Retype only what runs from the first line of the listing to the line holding "minimum height=1.9cm] (qc)", both included. Do not retype the pictures.

DATASET SECTION
** Start **

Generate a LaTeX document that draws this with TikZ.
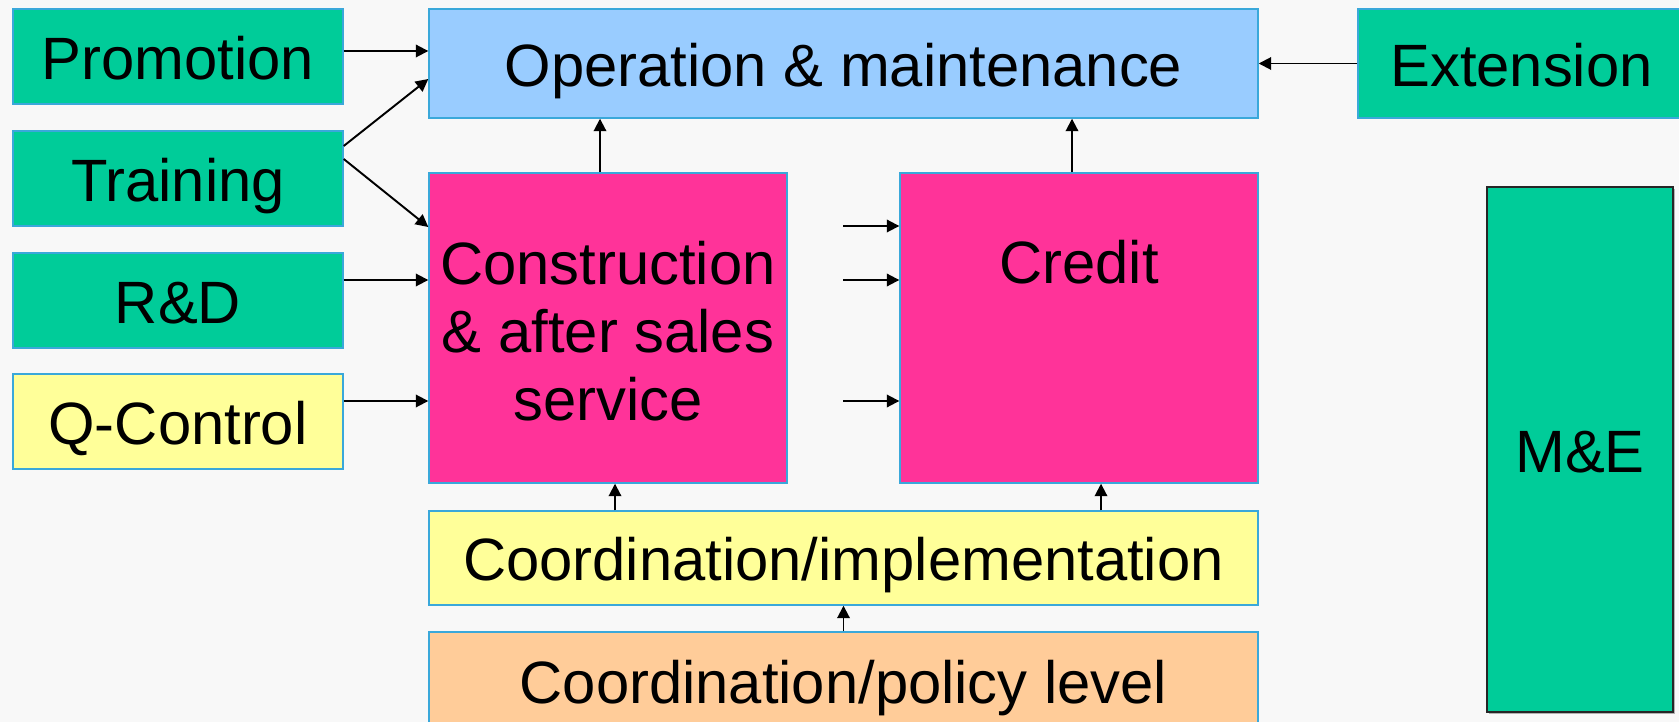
\documentclass[tikz,border=0pt]{standalone}
\usepackage{fontspec}
\setmainfont{Liberation Sans}
\usetikzlibrary{arrows.meta}
\definecolor{bg}{HTML}{F8F8F8}
\definecolor{boxgreen}{HTML}{00CC99}
\definecolor{boxblue}{HTML}{99CCFF}
\definecolor{boxpink}{HTML}{FF3399}
\definecolor{boxyellow}{HTML}{FFFF99}
\definecolor{boxorange}{HTML}{FFCC99}
\definecolor{edgeblue}{HTML}{3AA8DA}
\tikzset{
  box/.style={rectangle, draw=edgeblue, line width=0.8pt, inner sep=0pt,
    font=\fontsize{34}{40}\selectfont, align=center},
  oneline/.style={text height=26pt, text depth=0pt},
  arr/.style={draw=black, line width=1.1pt, -{Triangle[length=0.25cm,width=0.25cm]}},
}
\begin{document}
\begin{tikzpicture}
\useasboundingbox (0,0) rectangle (33.58,-14.44);
\fill[bg] (0,0) rectangle (33.58,-14.44);

% left column
\node[box, oneline, fill=boxgreen, minimum width=6.6cm, minimum height=1.9cm] (prom) at (3.56,-1.13) {Promotion};
\node[box, oneline, fill=boxgreen, minimum width=6.6cm, minimum height=1.9cm] (train) at (3.56,-3.57) {Training};
\node[box, oneline, fill=boxgreen, minimum width=6.6cm, minimum height=1.9cm] (rd) at (3.56,-6.01) {R\&D};
\node[box, oneline, fill=boxyellow, minimum width=6.6cm, minimum height=1.9cm] (qc) at (3.56,-8.43) {Q-Control};

% centre
\node[box, oneline, fill=boxblue, minimum width=16.58cm, minimum height=2.18cm] (op) at (16.87,-1.27) {Operation \& maintenance};
\node[box, oneline, fill=boxgreen, minimum width=6.54cm, minimum height=2.18cm] (ext) at (30.43,-1.27) {Extension};
\node[box, fill=boxpink, minimum width=7.16cm, minimum height=6.2cm] (cons) at (12.16,-6.56) {};
\node[font=\fontsize{34}{40}\selectfont, align=center, inner sep=0pt] (constxt) at (12.16,-6.62) {Construction\\[-0.04cm]\& after sales\\[-0.04cm]service};
\node[box, fill=boxpink, minimum width=7.16cm, minimum height=6.2cm] (cred) at (21.58,-6.56) {};
\node[font=\fontsize{34}{40}\selectfont, inner sep=0pt] (credtxt) at (21.58,-5.24) {Credit};
\node[box, oneline, fill=boxyellow, minimum width=16.58cm, minimum height=1.88cm] (impl) at (16.87,-11.16) {Coordination/implementation};
\node[box, oneline, fill=boxorange, minimum width=16.58cm, minimum height=1.96cm] (pol) at (16.87,-13.62) {Coordination/policy level};

% M&E
\fill[gray!60] (29.78,-3.78) rectangle (33.50,-14.28);
\node[rectangle, oneline, draw=black!85, line width=1.1pt, fill=boxgreen, minimum width=3.72cm, minimum height=10.5cm,
  inner sep=0pt, font=\fontsize{34}{40}\selectfont] (me) at (31.6,-8.99) {M\&E};

% arrows
\draw[arr] ([yshift=0.11cm]prom.east) -- ([yshift=0.11cm]prom.east -| op.west);
\draw[arr] ([yshift=0.65cm]train.east) -- ([yshift=-0.31cm]op.west);
\draw[arr] ([yshift=0.39cm]train.east) -- ([yshift=2.02cm]cons.west);
\draw[arr] ([yshift=0.41cm]rd.east) -- ([yshift=0.41cm]rd.east -| cons.west);
\draw[arr] ([yshift=0.41cm]qc.east) -- ([yshift=0.41cm]qc.east -| cons.west);
\draw[arr] ([xshift=-0.16cm]cons.north) -- ([xshift=-0.16cm]cons.north |- op.south);
\draw[arr] ([xshift=-0.14cm]cred.north) -- ([xshift=-0.14cm]cred.north |- op.south);
\draw[arr] (ext.west) -- (ext.west -| op.east);

\coordinate (c1) at (16.86,-4.52);
\coordinate (c2) at (16.86,-5.60);
\coordinate (c3) at (16.86,-8.02);
\draw[arr] (c1) -- (c1 -| cred.west);
\draw[arr] (c2) -- (c2 -| cred.west);
\draw[arr] (c3) -- (c3 -| cred.west);

\draw[arr] ([xshift=0.14cm]impl.north -| cons.south) -- ([xshift=0.14cm]cons.south);
\draw[arr] ([xshift=0.44cm]impl.north -| cred.south) -- ([xshift=0.44cm]cred.south);
\draw[arr] (pol.north) -- (impl.south);
\end{tikzpicture}
\end{document}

** End **

EXERCISE RESULT
Generate a LaTeX document that draws this with TikZ.
\documentclass[tikz,border=0pt]{standalone}
\usepackage{fontspec}
\setmainfont{Liberation Sans}
\usetikzlibrary{arrows.meta}
\definecolor{bg}{HTML}{F8F8F8}
\definecolor{boxgreen}{HTML}{00CC99}
\definecolor{boxblue}{HTML}{99CCFF}
\definecolor{boxpink}{HTML}{FF3399}
\definecolor{boxyellow}{HTML}{FFFF99}
\definecolor{boxorange}{HTML}{FFCC99}
\definecolor{edgeblue}{HTML}{3AA8DA}
\tikzset{
  box/.style={rectangle, draw=edgeblue, line width=0.8pt, inner sep=0pt,
    font=\fontsize{34}{40}\selectfont, align=center},
  oneline/.style={text height=26pt, text depth=0pt},
  arr/.style={draw=black, line width=1.1pt, -{Triangle[length=0.25cm,width=0.25cm]}},
}
\begin{document}
\begin{tikzpicture}
\useasboundingbox (0,0) rectangle (33.58,-14.44);
\fill[bg] (0,0) rectangle (33.58,-14.44);

% left column
\node[box, oneline, fill=boxgreen, minimum width=6.6cm, minimum height=1.9cm] (prom) at (3.56,-1.13) {Promotion};
\node[box, oneline, fill=boxgreen, minimum width=6.6cm, minimum height=1.9cm] (train) at (3.56,-3.57) {Training};
\node[box, oneline, fill=boxgreen, minimum width=6.6cm, minimum height=1.9cm] (rd) at (3.56,-6.01) {R\&D};
\node[box, oneline, fill=boxyellow, minimum width=6.6cm, minimum height=1.9cm] (qc) at (3.56,-8.43) {Q-Control};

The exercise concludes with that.